TASK DESCRIPTION | Please state how many lines in the records contain the string "this", with no words besides the number.

Some records:
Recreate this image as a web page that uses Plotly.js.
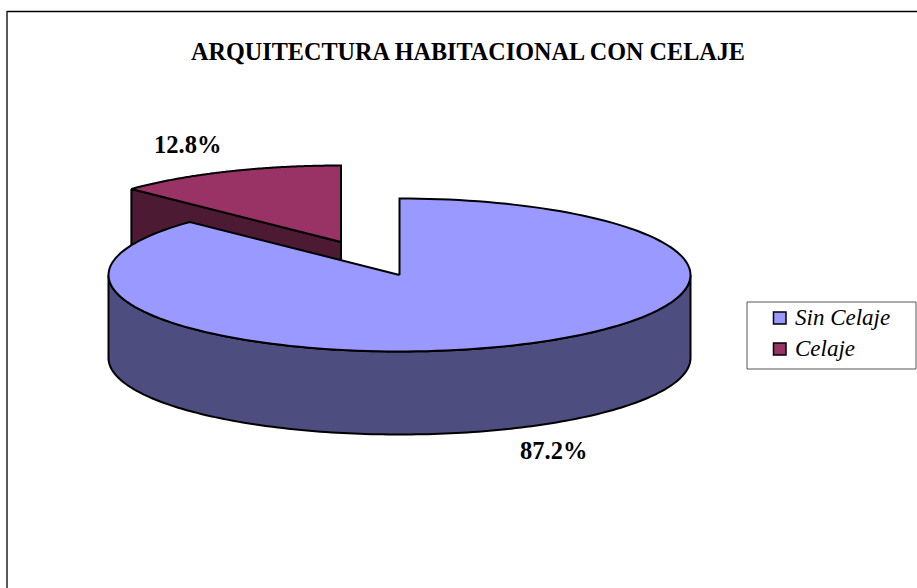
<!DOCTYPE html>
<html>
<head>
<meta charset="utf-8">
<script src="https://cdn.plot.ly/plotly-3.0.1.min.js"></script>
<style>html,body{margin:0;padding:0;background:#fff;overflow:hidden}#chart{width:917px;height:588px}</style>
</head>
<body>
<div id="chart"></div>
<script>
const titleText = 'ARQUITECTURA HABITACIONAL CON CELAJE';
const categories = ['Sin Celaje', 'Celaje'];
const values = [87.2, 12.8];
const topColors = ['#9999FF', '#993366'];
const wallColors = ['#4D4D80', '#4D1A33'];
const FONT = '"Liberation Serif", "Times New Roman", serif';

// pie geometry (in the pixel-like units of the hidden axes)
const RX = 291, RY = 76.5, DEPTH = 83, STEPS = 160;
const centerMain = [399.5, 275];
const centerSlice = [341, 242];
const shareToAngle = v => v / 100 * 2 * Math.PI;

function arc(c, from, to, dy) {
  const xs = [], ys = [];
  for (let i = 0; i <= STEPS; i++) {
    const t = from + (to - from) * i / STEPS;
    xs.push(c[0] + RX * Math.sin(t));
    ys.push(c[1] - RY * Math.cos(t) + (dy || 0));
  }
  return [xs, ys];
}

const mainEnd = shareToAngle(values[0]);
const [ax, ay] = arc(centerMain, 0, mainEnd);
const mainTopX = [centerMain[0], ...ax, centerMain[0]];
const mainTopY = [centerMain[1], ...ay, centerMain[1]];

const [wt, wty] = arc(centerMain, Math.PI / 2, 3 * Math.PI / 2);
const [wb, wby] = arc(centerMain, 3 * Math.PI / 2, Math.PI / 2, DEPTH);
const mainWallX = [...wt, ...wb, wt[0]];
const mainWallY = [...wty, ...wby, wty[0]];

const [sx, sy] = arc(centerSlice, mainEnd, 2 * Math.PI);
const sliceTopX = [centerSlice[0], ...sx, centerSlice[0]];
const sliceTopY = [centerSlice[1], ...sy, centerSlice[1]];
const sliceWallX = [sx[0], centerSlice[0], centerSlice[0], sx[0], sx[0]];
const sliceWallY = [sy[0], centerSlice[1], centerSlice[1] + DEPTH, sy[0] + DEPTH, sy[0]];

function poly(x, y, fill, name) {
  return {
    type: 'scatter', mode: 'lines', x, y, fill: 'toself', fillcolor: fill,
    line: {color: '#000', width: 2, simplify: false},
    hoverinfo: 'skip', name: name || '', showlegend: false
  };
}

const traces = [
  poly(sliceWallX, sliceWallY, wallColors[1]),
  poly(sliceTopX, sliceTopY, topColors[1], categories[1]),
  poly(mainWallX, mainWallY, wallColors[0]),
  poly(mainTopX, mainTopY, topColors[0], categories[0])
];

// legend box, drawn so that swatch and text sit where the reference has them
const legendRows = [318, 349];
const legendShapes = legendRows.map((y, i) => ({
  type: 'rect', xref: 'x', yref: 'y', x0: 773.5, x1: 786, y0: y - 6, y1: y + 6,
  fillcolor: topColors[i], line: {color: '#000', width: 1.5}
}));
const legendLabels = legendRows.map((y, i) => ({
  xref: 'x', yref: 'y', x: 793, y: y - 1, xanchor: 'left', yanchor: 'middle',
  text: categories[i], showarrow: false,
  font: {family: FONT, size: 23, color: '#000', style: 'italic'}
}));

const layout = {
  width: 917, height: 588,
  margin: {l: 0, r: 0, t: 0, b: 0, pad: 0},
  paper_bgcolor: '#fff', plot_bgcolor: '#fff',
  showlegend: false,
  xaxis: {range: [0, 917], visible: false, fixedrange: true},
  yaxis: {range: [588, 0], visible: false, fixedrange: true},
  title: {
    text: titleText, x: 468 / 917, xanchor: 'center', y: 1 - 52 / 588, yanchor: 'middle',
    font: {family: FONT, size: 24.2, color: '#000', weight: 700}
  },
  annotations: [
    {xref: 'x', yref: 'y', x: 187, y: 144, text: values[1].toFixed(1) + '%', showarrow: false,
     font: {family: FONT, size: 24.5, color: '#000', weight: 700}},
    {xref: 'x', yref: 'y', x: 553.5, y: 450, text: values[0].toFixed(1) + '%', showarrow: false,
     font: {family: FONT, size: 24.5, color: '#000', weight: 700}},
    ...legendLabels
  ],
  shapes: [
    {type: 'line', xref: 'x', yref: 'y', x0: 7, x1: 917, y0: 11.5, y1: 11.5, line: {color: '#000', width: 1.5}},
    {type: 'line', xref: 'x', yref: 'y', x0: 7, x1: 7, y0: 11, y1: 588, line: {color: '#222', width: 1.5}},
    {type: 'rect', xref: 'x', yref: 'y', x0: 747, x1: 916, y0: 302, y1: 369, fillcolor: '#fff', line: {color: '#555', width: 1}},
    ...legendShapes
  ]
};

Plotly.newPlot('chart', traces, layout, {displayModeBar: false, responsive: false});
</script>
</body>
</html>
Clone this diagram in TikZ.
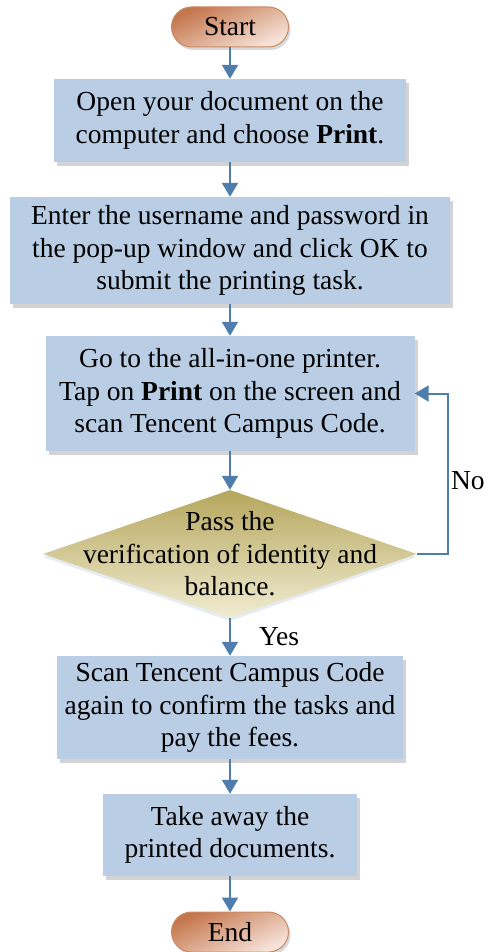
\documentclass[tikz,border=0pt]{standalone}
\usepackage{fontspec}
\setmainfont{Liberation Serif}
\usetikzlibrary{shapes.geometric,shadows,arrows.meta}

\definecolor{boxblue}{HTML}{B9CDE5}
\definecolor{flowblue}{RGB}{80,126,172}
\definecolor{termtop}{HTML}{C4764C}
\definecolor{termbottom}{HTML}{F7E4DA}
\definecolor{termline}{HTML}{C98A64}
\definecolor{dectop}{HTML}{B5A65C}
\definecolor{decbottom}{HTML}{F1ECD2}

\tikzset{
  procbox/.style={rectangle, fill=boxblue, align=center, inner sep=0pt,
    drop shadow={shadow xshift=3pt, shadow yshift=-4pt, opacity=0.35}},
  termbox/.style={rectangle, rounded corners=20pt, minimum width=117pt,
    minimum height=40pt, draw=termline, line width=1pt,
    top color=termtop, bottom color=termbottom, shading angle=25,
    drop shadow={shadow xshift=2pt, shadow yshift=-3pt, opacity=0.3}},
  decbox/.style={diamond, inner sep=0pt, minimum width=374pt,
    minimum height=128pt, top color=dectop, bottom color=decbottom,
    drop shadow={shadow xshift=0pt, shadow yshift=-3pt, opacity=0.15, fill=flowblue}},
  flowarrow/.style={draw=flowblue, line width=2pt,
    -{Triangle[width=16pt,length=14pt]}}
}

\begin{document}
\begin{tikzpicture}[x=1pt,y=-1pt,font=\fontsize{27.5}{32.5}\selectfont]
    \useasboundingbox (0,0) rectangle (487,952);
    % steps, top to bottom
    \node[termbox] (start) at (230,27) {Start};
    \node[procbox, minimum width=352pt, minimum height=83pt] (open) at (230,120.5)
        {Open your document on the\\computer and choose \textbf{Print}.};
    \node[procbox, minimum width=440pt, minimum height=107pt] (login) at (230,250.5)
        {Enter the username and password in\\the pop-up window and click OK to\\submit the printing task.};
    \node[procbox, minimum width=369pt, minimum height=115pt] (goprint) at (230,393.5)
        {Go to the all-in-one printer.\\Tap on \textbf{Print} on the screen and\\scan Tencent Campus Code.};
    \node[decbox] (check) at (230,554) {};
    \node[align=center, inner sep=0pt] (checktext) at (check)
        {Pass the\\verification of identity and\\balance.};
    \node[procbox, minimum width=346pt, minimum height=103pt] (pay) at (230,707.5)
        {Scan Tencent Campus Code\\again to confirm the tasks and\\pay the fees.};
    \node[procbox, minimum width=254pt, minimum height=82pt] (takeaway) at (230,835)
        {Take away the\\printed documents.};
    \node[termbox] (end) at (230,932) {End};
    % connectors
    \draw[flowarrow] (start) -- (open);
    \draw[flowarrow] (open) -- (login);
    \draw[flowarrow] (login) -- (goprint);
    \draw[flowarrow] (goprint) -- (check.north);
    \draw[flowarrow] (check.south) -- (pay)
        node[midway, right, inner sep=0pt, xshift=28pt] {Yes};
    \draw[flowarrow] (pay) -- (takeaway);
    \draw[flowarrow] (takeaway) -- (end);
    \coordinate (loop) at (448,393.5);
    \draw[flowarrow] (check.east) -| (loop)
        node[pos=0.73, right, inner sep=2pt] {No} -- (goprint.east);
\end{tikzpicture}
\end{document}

OUTPUT BELOW | 2